You know those reality TV shows about bridezillas?  Both parents and students can get a little crazy and resemble a bridezilla in the college search process.  Try not to be a bridezilla.  More communication is better communication.  The world does not revolve around you.  I know this is a stressful process, as are most important stages of life.  Use the resources available to you.

Keep asking great questions!

Tags: , , , , , , , , , , , , , , , , ,


  • seo

    September 28th, 2010

    Hi there, I was just looking through the web looking for some info on this and stumbled your blog. I’m very impressed by the information that you have posted. It shows how well you comprehend this. Bookmarked this page for further reading, will come back for more.

  • Paula

    November 30th, 2010

    One of the things that draws my daughter and I to consider Vanderbilt is this format you have through which the plethora of issues and questions which arise while trying to decide upon which colleges one should submit an application to is addressed.

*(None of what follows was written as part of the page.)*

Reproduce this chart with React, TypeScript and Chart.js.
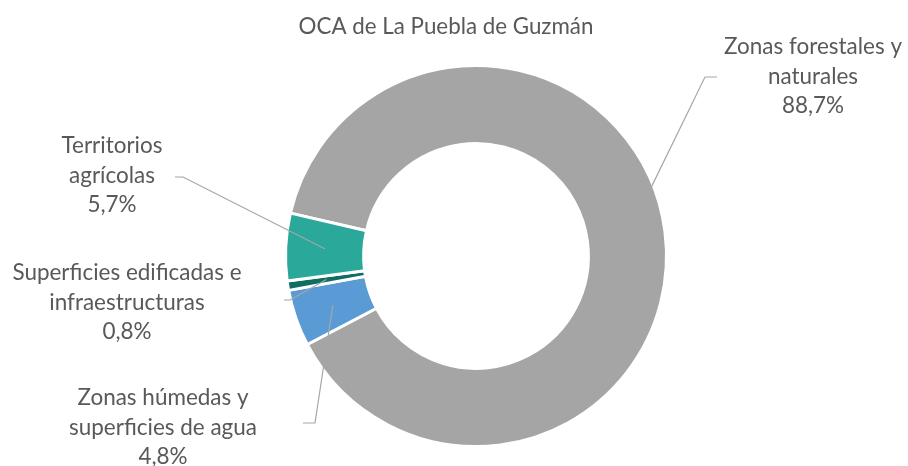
import React, { useEffect, useRef } from 'react';
import { Chart, registerables } from 'chart.js';

Chart.register(...registerables);

const chartTitle = 'OCA de La Puebla de Guzmán';
const categories = [
  'Zonas forestales y naturales',
  'Zonas húmedas y superficies de agua',
  'Superficies edificadas e infraestructuras',
  'Territorios agrícolas',
];
const values = [88.7, 4.8, 0.8, 5.7];
const labelLines = [
  ['Zonas forestales y', 'naturales'],
  ['Zonas húmedas y', 'superficies de agua'],
  ['Superficies edificadas e', 'infraestructuras'],
  ['Territorios', 'agrícolas'],
];
const percentLabels = ['88,7%', '4,8%', '0,8%', '5,7%'];
const colors = ['#A5A5A5', '#5B9BD5', '#0F6E60', '#2AA99B'];

// layout of data labels (position only)
const labelLayout = [
  { cx: 813, y0: 47, lead: [[717, 77], [705, 77]], frac: 0.456, rad: 0.97 },
  { cx: 163, y0: 398, lead: [[303, 423], [315, 423]], frac: 0.5, rad: 0.5 },
  { cx: 127, y0: 273, lead: [[284, 300], [290, 300]], frac: 0.5, rad: 0.5 },
  { cx: 112, y0: 146, lead: [[175, 177], [183, 177]], frac: 0.5, rad: 0.5 },
];
const LINE_H = 29.5;
const FONT = 'Lato, "Open Sans", sans-serif';
const TEXT = '#595959';

const labelPlugin = {
  id: 'labelPlugin',
  afterDraw(chart: any) {
    const ctx = chart.ctx as CanvasRenderingContext2D;
    ctx.save();
    ctx.font = `24px ${FONT}`;
    const w = ctx.measureText('Zonas forestales y').width;
    const size = (24 * 178) / w;
    const tw = ctx.measureText(chartTitle).width;
    const tsize = (24 * 295) / tw;

    ctx.fillStyle = TEXT;
    ctx.textAlign = 'center';
    ctx.textBaseline = 'middle';
    ctx.font = `${tsize}px ${FONT}`;
    ctx.fillText(chartTitle, 446, 27);

    const meta = chart.getDatasetMeta(0);
    meta.data.forEach((arc: any, i: number) => {
      const p = arc.getProps(['x', 'y', 'startAngle', 'endAngle', 'innerRadius', 'outerRadius'], true);
      const L = labelLayout[i];
      const ang = p.startAngle + (p.endAngle - p.startAngle) * L.frac;
      const r = p.innerRadius + (p.outerRadius - p.innerRadius) * L.rad;
      const ex = p.x + Math.cos(ang) * r;
      const ey = p.y + Math.sin(ang) * r;
      ctx.strokeStyle = '#A6A6A6';
      ctx.lineWidth = 1.2;
      ctx.beginPath();
      ctx.moveTo(L.lead[0][0], L.lead[0][1]);
      ctx.lineTo(L.lead[1][0], L.lead[1][1]);
      ctx.lineTo(ex, ey);
      ctx.stroke();

      ctx.fillStyle = TEXT;
      ctx.font = `${size}px ${FONT}`;
      const lines = [...labelLines[i], percentLabels[i]];
      lines.forEach((t, k) => ctx.fillText(t, L.cx, L.y0 + k * LINE_H));
    });
    ctx.restore();
  },
};

export default function App() {
  const ref = useRef<HTMLCanvasElement>(null);
  useEffect(() => {
    if (!ref.current) return;
    const chart = new Chart(ref.current, {
      type: 'doughnut',
      data: {
        labels: categories,
        datasets: [
          {
            data: values,
            backgroundColor: colors,
            borderColor: '#FFFFFF',
            borderWidth: 3,
          },
        ],
      },
      options: {
        responsive: false,
        animation: false,
        rotation: 283,
        cutout: '59%',
        layout: { padding: { top: 64, bottom: 18, left: 284, right: 240 } },
        plugins: {
          legend: { display: false },
          tooltip: { enabled: false },
          title: { display: false },
        },
      },
      plugins: [labelPlugin],
    });
    return () => chart.destroy();
  }, []);
  return (
    <div style={{ position: 'absolute', left: 0, top: 0, width: 908, height: 466, background: '#fff' }}>
      <canvas ref={ref} width={908} height={466} style={{ display: 'block' }} />
    </div>
  );
}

    Rachel and I find the topics are handled in a down-to-earth, stress-decreasing manner. The humor and candor are really appreciated. We feel less angry with each other as we work our way through the decision making process as well.

    Whether Rachel is accepted to VU or not, you have touched our lives in a positive way, and I want to thank you. All of you.

  • Kylie

    November 30th, 2010

    Thanks for reading Paula! Let us know if there are specific topics you’re interested in that we’re not covering. Happy holidays!